-- start Data --

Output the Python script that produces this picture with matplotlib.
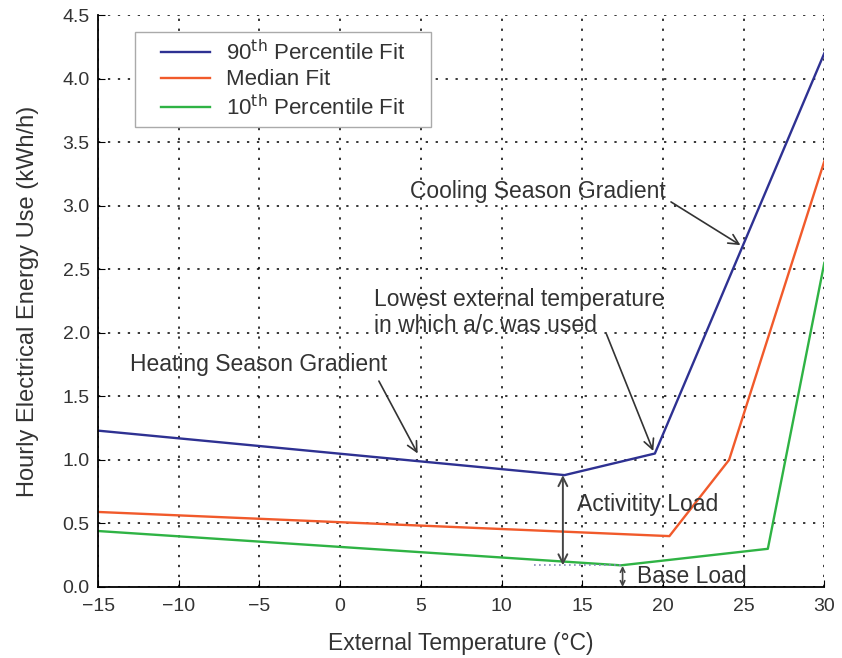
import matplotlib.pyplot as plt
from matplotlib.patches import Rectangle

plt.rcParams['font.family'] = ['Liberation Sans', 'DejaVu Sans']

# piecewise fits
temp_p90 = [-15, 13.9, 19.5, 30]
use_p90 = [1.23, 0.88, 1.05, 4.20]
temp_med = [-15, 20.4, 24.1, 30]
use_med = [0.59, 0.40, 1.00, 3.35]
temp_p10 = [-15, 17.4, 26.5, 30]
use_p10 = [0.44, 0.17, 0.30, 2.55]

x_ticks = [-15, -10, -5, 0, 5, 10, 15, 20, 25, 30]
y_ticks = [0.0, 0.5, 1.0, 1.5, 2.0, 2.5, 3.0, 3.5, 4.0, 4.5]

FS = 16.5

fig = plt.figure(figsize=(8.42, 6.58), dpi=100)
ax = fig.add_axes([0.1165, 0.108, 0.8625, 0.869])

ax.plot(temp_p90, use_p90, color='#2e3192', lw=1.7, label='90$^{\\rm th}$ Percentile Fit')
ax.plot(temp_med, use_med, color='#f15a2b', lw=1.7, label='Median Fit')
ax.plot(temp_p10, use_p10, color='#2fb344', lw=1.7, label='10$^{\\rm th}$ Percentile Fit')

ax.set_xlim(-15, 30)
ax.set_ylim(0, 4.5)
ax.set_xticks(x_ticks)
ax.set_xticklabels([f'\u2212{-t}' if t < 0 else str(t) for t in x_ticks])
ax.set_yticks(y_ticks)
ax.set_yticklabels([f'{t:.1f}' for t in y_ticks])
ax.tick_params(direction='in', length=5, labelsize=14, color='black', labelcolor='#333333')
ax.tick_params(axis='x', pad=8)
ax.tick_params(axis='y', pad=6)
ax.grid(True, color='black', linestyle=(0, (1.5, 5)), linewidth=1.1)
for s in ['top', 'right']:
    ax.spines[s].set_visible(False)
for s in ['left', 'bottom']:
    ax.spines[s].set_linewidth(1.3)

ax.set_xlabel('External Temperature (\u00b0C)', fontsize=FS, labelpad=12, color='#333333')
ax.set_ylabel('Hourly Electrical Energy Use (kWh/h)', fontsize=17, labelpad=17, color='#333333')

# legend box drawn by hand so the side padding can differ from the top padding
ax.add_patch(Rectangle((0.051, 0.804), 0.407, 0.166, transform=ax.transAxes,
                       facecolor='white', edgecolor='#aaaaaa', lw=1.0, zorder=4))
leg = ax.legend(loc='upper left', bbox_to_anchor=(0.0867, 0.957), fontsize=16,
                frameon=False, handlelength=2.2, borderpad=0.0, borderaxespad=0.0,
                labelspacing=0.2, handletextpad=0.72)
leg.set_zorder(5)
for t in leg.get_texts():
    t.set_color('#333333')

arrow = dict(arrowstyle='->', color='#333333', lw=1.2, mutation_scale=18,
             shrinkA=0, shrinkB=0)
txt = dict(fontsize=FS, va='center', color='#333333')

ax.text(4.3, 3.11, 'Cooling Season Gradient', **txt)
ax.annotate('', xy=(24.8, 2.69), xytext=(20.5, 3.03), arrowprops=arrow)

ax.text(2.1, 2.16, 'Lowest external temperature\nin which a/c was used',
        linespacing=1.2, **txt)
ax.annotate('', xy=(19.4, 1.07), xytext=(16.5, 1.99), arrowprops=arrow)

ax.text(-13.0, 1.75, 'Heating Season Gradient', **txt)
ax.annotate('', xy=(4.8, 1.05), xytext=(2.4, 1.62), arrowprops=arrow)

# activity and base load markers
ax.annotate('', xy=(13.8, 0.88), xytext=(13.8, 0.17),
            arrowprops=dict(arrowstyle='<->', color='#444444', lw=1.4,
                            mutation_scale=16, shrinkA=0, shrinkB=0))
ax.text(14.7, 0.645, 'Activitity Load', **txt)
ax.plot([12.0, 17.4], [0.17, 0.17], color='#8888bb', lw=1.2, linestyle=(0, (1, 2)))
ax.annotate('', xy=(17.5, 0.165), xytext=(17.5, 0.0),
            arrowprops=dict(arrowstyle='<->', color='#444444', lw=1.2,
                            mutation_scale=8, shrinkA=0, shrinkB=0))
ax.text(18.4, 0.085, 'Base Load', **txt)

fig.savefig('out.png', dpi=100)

-- end Data --

> **Problem requirements**: Give back the whole listing as it stands, minus its pictures.

> **Solution for this problem**:
Output the Python script that produces this picture with matplotlib.
import matplotlib.pyplot as plt
from matplotlib.patches import Rectangle

plt.rcParams['font.family'] = ['Liberation Sans', 'DejaVu Sans']

# piecewise fits
temp_p90 = [-15, 13.9, 19.5, 30]
use_p90 = [1.23, 0.88, 1.05, 4.20]
temp_med = [-15, 20.4, 24.1, 30]
use_med = [0.59, 0.40, 1.00, 3.35]
temp_p10 = [-15, 17.4, 26.5, 30]
use_p10 = [0.44, 0.17, 0.30, 2.55]

x_ticks = [-15, -10, -5, 0, 5, 10, 15, 20, 25, 30]
y_ticks = [0.0, 0.5, 1.0, 1.5, 2.0, 2.5, 3.0, 3.5, 4.0, 4.5]

FS = 16.5

fig = plt.figure(figsize=(8.42, 6.58), dpi=100)
ax = fig.add_axes([0.1165, 0.108, 0.8625, 0.869])

ax.plot(temp_p90, use_p90, color='#2e3192', lw=1.7, label='90$^{\\rm th}$ Percentile Fit')
ax.plot(temp_med, use_med, color='#f15a2b', lw=1.7, label='Median Fit')
ax.plot(temp_p10, use_p10, color='#2fb344', lw=1.7, label='10$^{\\rm th}$ Percentile Fit')

ax.set_xlim(-15, 30)
ax.set_ylim(0, 4.5)
ax.set_xticks(x_ticks)
ax.set_xticklabels([f'\u2212{-t}' if t < 0 else str(t) for t in x_ticks])
ax.set_yticks(y_ticks)
ax.set_yticklabels([f'{t:.1f}' for t in y_ticks])
ax.tick_params(direction='in', length=5, labelsize=14, color='black', labelcolor='#333333')
ax.tick_params(axis='x', pad=8)
ax.tick_params(axis='y', pad=6)
ax.grid(True, color='black', linestyle=(0, (1.5, 5)), linewidth=1.1)
for s in ['top', 'right']:
    ax.spines[s].set_visible(False)
for s in ['left', 'bottom']:
    ax.spines[s].set_linewidth(1.3)

ax.set_xlabel('External Temperature (\u00b0C)', fontsize=FS, labelpad=12, color='#333333')
ax.set_ylabel('Hourly Electrical Energy Use (kWh/h)', fontsize=17, labelpad=17, color='#333333')

# legend box drawn by hand so the side padding can differ from the top padding
ax.add_patch(Rectangle((0.051, 0.804), 0.407, 0.166, transform=ax.transAxes,
                       facecolor='white', edgecolor='#aaaaaa', lw=1.0, zorder=4))
leg = ax.legend(loc='upper left', bbox_to_anchor=(0.0867, 0.957), fontsize=16,
                frameon=False, handlelength=2.2, borderpad=0.0, borderaxespad=0.0,
                labelspacing=0.2, handletextpad=0.72)
leg.set_zorder(5)
for t in leg.get_texts():
    t.set_color('#333333')

arrow = dict(arrowstyle='->', color='#333333', lw=1.2, mutation_scale=18,
             shrinkA=0, shrinkB=0)
txt = dict(fontsize=FS, va='center', color='#333333')

ax.text(4.3, 3.11, 'Cooling Season Gradient', **txt)
ax.annotate('', xy=(24.8, 2.69), xytext=(20.5, 3.03), arrowprops=arrow)

ax.text(2.1, 2.16, 'Lowest external temperature\nin which a/c was used',
        linespacing=1.2, **txt)
ax.annotate('', xy=(19.4, 1.07), xytext=(16.5, 1.99), arrowprops=arrow)

ax.text(-13.0, 1.75, 'Heating Season Gradient', **txt)
ax.annotate('', xy=(4.8, 1.05), xytext=(2.4, 1.62), arrowprops=arrow)

# activity and base load markers
ax.annotate('', xy=(13.8, 0.88), xytext=(13.8, 0.17),
            arrowprops=dict(arrowstyle='<->', color='#444444', lw=1.4,
                            mutation_scale=16, shrinkA=0, shrinkB=0))
ax.text(14.7, 0.645, 'Activitity Load', **txt)
ax.plot([12.0, 17.4], [0.17, 0.17], color='#8888bb', lw=1.2, linestyle=(0, (1, 2)))
ax.annotate('', xy=(17.5, 0.165), xytext=(17.5, 0.0),
            arrowprops=dict(arrowstyle='<->', color='#444444', lw=1.2,
                            mutation_scale=8, shrinkA=0, shrinkB=0))
ax.text(18.4, 0.085, 'Base Load', **txt)

fig.savefig('out.png', dpi=100)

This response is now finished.